You could say these “future-people” are either “data-people” or “people-people”.

Alternatively, people who are naturally practical and who live for the here-and-now are not usually very much interested in stories that take either science and technology or human nature to the far reaches of the possible. They prefer stories they can relate to, like family or animal stories, action, adventure and they might read historical novels or biographies. We’ll name them “today-people”, and they also come in two types: “data-people” and “people-people”.

So now we have four groups of people, and each naturally feels more at home with some genres and not with others, although there is no clear boundary.

However, contrary to the common belief, fantasy does not belong with the “future-people”. Fantasy has many facets; it can focus on adventure, on people or on magic, each of which will attract different readers.

“Today-people” tend to accept the facts of the (fantasy) story as real for the duration of the book. They don’t care whether it is realistic or possible in the future; they accept the facts of the fiction and they enjoy the story exactly because it is intangible – because the story allows them to step out of their real world for a little bit. For example, they accept that the hero can fly.

“Future-people” are forever imagining what the future might look like, so that they will take the ‘facts’ of today or of science, and they create the fiction from those facts. They enjoy the fantasy, because it gives them new ideas. They might contemplate how people could fly in the future and use that as a basis for a new story or invention.

In this way, different genres are naturally attractive to different ‘genres’ of people and instead of dismiss books that don’t match our own nature, we might try and learn something about each other if we get a little bit brave and try something different for a change. The great thing about fiction is that it allows us to step into the mind (the perspective) of those different people for a little bit.

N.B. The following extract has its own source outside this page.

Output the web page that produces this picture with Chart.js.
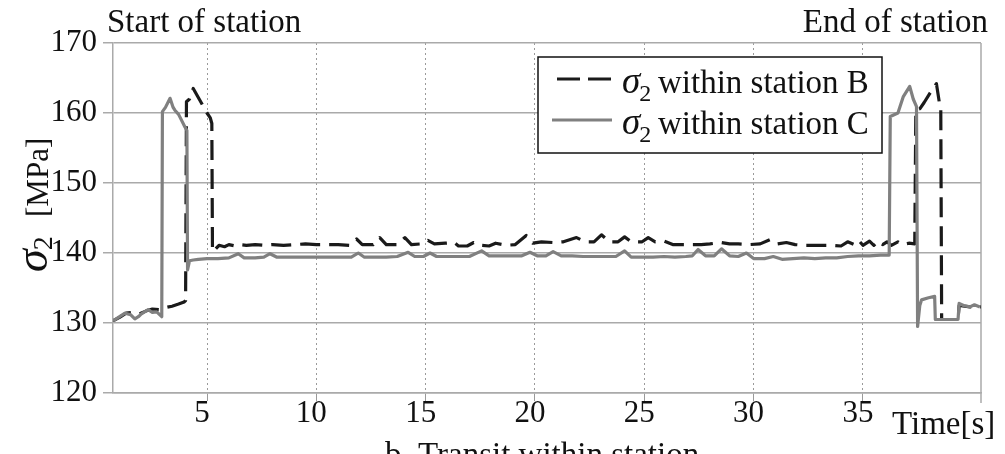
<!DOCTYPE html>
<html>
<head>
<meta charset="utf-8">
<script src="https://cdn.jsdelivr.net/npm/chart.js@4.4.0/dist/chart.umd.min.js"></script>
<style>
html, body { margin: 0; padding: 0; background: #fff; }
#wrap { width: 1005px; height: 454px; }
</style>
</head>
<body>
<div id="wrap"><canvas id="sigmaChart" width="1005" height="454"></canvas></div>
<script>
// sigma2 readings, [time s, MPa]
const stationB = [
    [0.7,130.3],[1.0,130.8],[1.3,131.4],[1.6,131.5],[1.9,131.3],[2.2,131.7],[2.5,132.0],[2.8,131.9],
    [3.1,132.2],[3.4,132.4],[3.7,132.7],[3.95,133.0],[4.02,133.2],[4.06,161.6],[4.2,162.0],[4.37,163.5],
    [4.55,162.5],[4.75,161.4],[5.0,160.0],[5.15,159.3],[5.22,158.5],[5.25,140.2],[5.4,140.6],[5.55,141.1],
    [5.8,140.9],[6.0,141.2],[6.3,141.0],[6.5,141.2],[6.8,141.1],[7.2,141.2],[7.6,141.1],[8.0,141.2],
    [8.5,141.1],[9.0,141.2],[9.5,141.3],[10.0,141.2],[10.5,141.2],[11.0,141.2],[11.5,141.1],[11.84,142.0],
    [12.1,141.2],[12.6,141.2],[12.9,142.2],[13.2,141.2],[13.7,141.2],[14.05,142.2],[14.35,141.2],[14.8,141.3],
    [15.1,141.8],[15.4,141.3],[15.9,141.4],[16.3,141.5],[16.5,141.0],[16.9,141.0],[17.2,141.5],[17.5,141.1],
    [17.9,141.0],[18.2,141.4],[18.7,141.1],[19.1,141.2],[19.6,142.5],[19.9,141.4],[20.3,141.6],[20.8,141.5],
    [21.3,141.6],[21.9,142.2],[22.3,141.6],[22.7,141.6],[23.04,142.6],[23.4,141.6],[23.8,141.6],[24.1,142.3],
    [24.4,141.6],[24.9,141.6],[25.18,142.2],[25.5,141.6],[25.9,141.7],[26.3,141.2],[26.7,141.2],[27.2,141.2],
    [27.6,141.2],[28.0,141.3],[28.5,141.5],[28.9,141.3],[29.3,141.3],[29.8,141.2],[30.3,141.3],[30.74,141.9],
    [31.1,141.3],[31.5,141.5],[31.9,141.2],[32.3,141.1],[32.8,141.1],[33.2,141.1],[33.6,141.1],[34.0,141.0],
    [34.3,141.6],[34.6,141.2],[34.8,141.8],[35.0,141.1],[35.3,141.7],[35.5,141.1],[35.7,141.7],[35.9,141.2],
    [36.1,141.6],[36.3,141.1],[36.6,141.6],[36.8,141.2],[37.1,141.4],[37.37,141.3],[37.42,160.4],[37.6,160.6],
    [37.8,161.5],[38.06,162.8],[38.36,164.2],[38.5,161.4],[38.56,160.8],[38.6,130.5],[39.35,130.5],[39.4,132.5],
    [39.9,132.3],[40.4,132.3]
];
const stationC = [
    [0.7,130.3],[1.0,130.9],[1.25,131.4],[1.5,131.2],[1.7,130.6],[1.86,130.9],[2.0,131.3],[2.31,131.9],
    [2.5,131.5],[2.7,131.6],[2.93,130.9],[2.96,160.2],[3.1,160.8],[3.31,162.1],[3.45,160.8],[3.53,160.4],
    [3.7,159.8],[3.99,158.0],[4.08,157.5],[4.11,137.6],[4.2,138.9],[4.37,139.0],[4.6,139.1],[5.0,139.2],
    [5.5,139.2],[6.0,139.3],[6.43,139.9],[6.7,139.3],[7.2,139.3],[7.6,139.4],[7.88,139.9],[8.2,139.4],
    [8.7,139.4],[9.2,139.4],[9.7,139.4],[10.2,139.4],[10.7,139.4],[11.2,139.4],[11.6,139.4],[11.92,140.0],
    [12.2,139.4],[12.7,139.4],[13.2,139.4],[13.7,139.5],[14.2,140.1],[14.5,139.5],[14.9,139.5],[15.2,140.0],
    [15.5,139.5],[16.0,139.5],[16.5,139.5],[17.0,139.5],[17.56,140.3],[17.9,139.6],[18.4,139.6],[18.9,139.6],
    [19.4,139.6],[19.77,140.1],[20.1,139.6],[20.5,139.6],[20.83,140.2],[21.2,139.6],[21.7,139.6],[22.2,139.5],
    [22.7,139.5],[23.2,139.5],[23.7,139.5],[24.1,140.3],[24.4,139.4],[24.9,139.4],[25.4,139.4],[25.9,139.5],
    [26.4,139.4],[26.9,139.5],[27.2,139.6],[27.46,140.5],[27.8,139.6],[28.2,139.6],[28.53,140.6],[28.9,139.6],
    [29.3,139.5],[29.67,140.0],[30.0,139.2],[30.5,139.2],[30.9,139.5],[31.3,139.1],[31.8,139.2],[32.3,139.3],
    [32.8,139.2],[33.3,139.3],[33.8,139.3],[34.3,139.5],[34.8,139.6],[35.3,139.6],[35.8,139.7],[36.2,139.7],
    [36.25,159.5],[36.6,160.0],[36.84,162.3],[37.14,163.8],[37.3,162.0],[37.45,160.9],[37.5,129.5],[37.6,132.5],
    [37.68,133.3],[38.0,133.6],[38.28,133.8],[38.31,130.5],[39.35,130.5],[39.4,132.8],[39.6,132.5],[39.89,132.3],
    [40.1,132.6],[40.35,132.3]
];
const seriesNames = ['within station B', 'within station C'];
const xTicks = [5, 10, 15, 20, 25, 30, 35];
const yTicks = [120, 130, 140, 150, 160, 170];
const timeRange = [0.7, 40.4];

const serif = "'Liberation Serif', 'Times New Roman', serif";

const toPoints = rows => rows.map(([t, v]) => ({ x: t, y: v }));

// text, legend box and right frame edge
const decorations = {
    id: 'decorations',
    beforeDatasetsDraw(chart) {
        const { ctx, chartArea: a } = chart;
        ctx.save();
        ctx.strokeStyle = '#aaaaaa';
        ctx.lineWidth = 1.5;
        ctx.beginPath();
        ctx.moveTo(a.right, a.top);
        ctx.lineTo(a.right, a.bottom + 10);
        ctx.stroke();
        ctx.restore();
    },
    afterDraw(chart) {
        const { ctx, chartArea: a } = chart;
        ctx.save();
        ctx.fillStyle = '#111';
        ctx.font = '33px ' + serif;
        ctx.textAlign = 'left';
        ctx.fillText('Start of station', a.left - 6, 32);
        ctx.textAlign = 'right';
        ctx.fillText('End of station', a.right + 7, 32);
        ctx.textAlign = 'left';
        ctx.fillText('Time[s]', a.right - 89, 434);
        ctx.fillText('b. Transit within station', 385, 465);

        // y title
        ctx.save();
        ctx.translate(47, 272);
        ctx.rotate(-Math.PI / 2);
        ctx.font = 'italic 46px ' + serif;
        ctx.fillText('σ', 0, 0);
        const sw = ctx.measureText('σ').width;
        ctx.font = '28px ' + serif;
        ctx.fillText('2', sw - 1, 5);
        ctx.font = '31px ' + serif;
        ctx.fillText('[MPa]', 55, 1);
        ctx.restore();

        // legend
        const box = { width: 344, height: 96 };
        box.left = a.right - 99 - box.width;
        box.top = a.top + 14;
        ctx.fillStyle = '#fff';
        ctx.fillRect(box.left, box.top, box.width, box.height);
        ctx.strokeStyle = '#111';
        ctx.lineWidth = 1.5;
        ctx.strokeRect(box.left, box.top, box.width, box.height);
        chart.data.datasets.forEach((ds, i) => {
            const ly = box.top + 22 + i * 41;
            ctx.save();
            ctx.strokeStyle = ds.borderColor;
            ctx.lineWidth = ds.borderWidth;
            ctx.setLineDash(ds.borderDash ? [23, 8] : []);
            ctx.beginPath();
            ctx.moveTo(box.left + (ds.borderDash ? 19 : 14), ly);
            ctx.lineTo(box.left + 74, ly);
            ctx.stroke();
            ctx.restore();
            ctx.fillStyle = '#111';
            const bx = box.left + 84;
            const by = ly + 14;
            ctx.font = 'italic 37px ' + serif;
            ctx.fillText('σ', bx, by);
            const gw = ctx.measureText('σ').width;
            ctx.font = '24px ' + serif;
            ctx.fillText('2', bx + gw - 1, by + 8);
            ctx.font = '33px ' + serif;
            ctx.fillText(seriesNames[i], bx + 36, by);
        });
        ctx.restore();
    }
};

new Chart(document.getElementById('sigmaChart').getContext('2d'), {
    type: 'line',
    data: {
        datasets: [{
            label: 'σ2 ' + seriesNames[0],
            data: toPoints(stationB),
            borderColor: '#1a1a1a',
            borderWidth: 3.2,
            borderDash: [20, 9],
            borderJoinStyle: 'round',
            pointRadius: 0,
            tension: 0,
            order: 1
        }, {
            label: 'σ2 ' + seriesNames[1],
            data: toPoints(stationC),
            borderColor: '#808080',
            borderWidth: 3.2,
            borderJoinStyle: 'round',
            pointRadius: 0,
            tension: 0,
            order: 0
        }]
    },
    options: {
        responsive: false,
        animation: false,
        devicePixelRatio: 1,
        layout: { padding: { top: 43, right: 24, left: 0, bottom: 0 } },
        plugins: {
            legend: { display: false },
            tooltip: { enabled: false }
        },
        scales: {
            x: {
                type: 'linear',
                min: timeRange[0],
                max: timeRange[1],
                afterBuildTicks: s => { s.ticks = xTicks.map(v => ({ value: v })); },
                afterFit: s => { s.height = 61; },
                grid: { color: '#9a9a9a', lineWidth: 1, tickLength: 8 },
                border: { display: true, color: '#aaaaaa', width: 1.5, dash: [2, 3] },
                ticks: {
                    color: '#111',
                    font: { family: serif, size: 31, lineHeight: 1 },
                    padding: -3,
                    labelOffset: -5,
                    maxRotation: 0
                }
            },
            y: {
                min: 120,
                max: 170,
                afterBuildTicks: s => { s.ticks = yTicks.map(v => ({ value: v })); },
                afterFit: s => { s.width = 113; },
                grid: { color: '#aaaaaa', lineWidth: 1.5, tickLength: 10 },
                border: { display: true, color: '#aaaaaa', width: 1.5 },
                ticks: {
                    color: '#111',
                    font: { family: serif, size: 31 },
                    padding: 6
                }
            }
        }
    },
    plugins: [decorations]
});
</script>
</body>
</html>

And this wonderful little book shop is the perfect place to give it a try.

Of course, these types of personalities are not really known by the names I gave them in this post. They are known by letter indicators, and instead of “genres’, I have used musical styles to explain those differences in my non-fiction books.

Thank you for reading.

Nōnen Títi

2 thoughts on “Why We Don’t All Like the Same Books

  1. This is also a very good way of identifying your ‘perfect reader’ if you are a writer – a very useful thing when you are marketing your book. Thank you for this thoughtful breakdown of reader and story types!

  2. I’ve tried to make this kind of distinction a foundation of my litkiwis web app development. It’s one of the six book classification criteria, I use.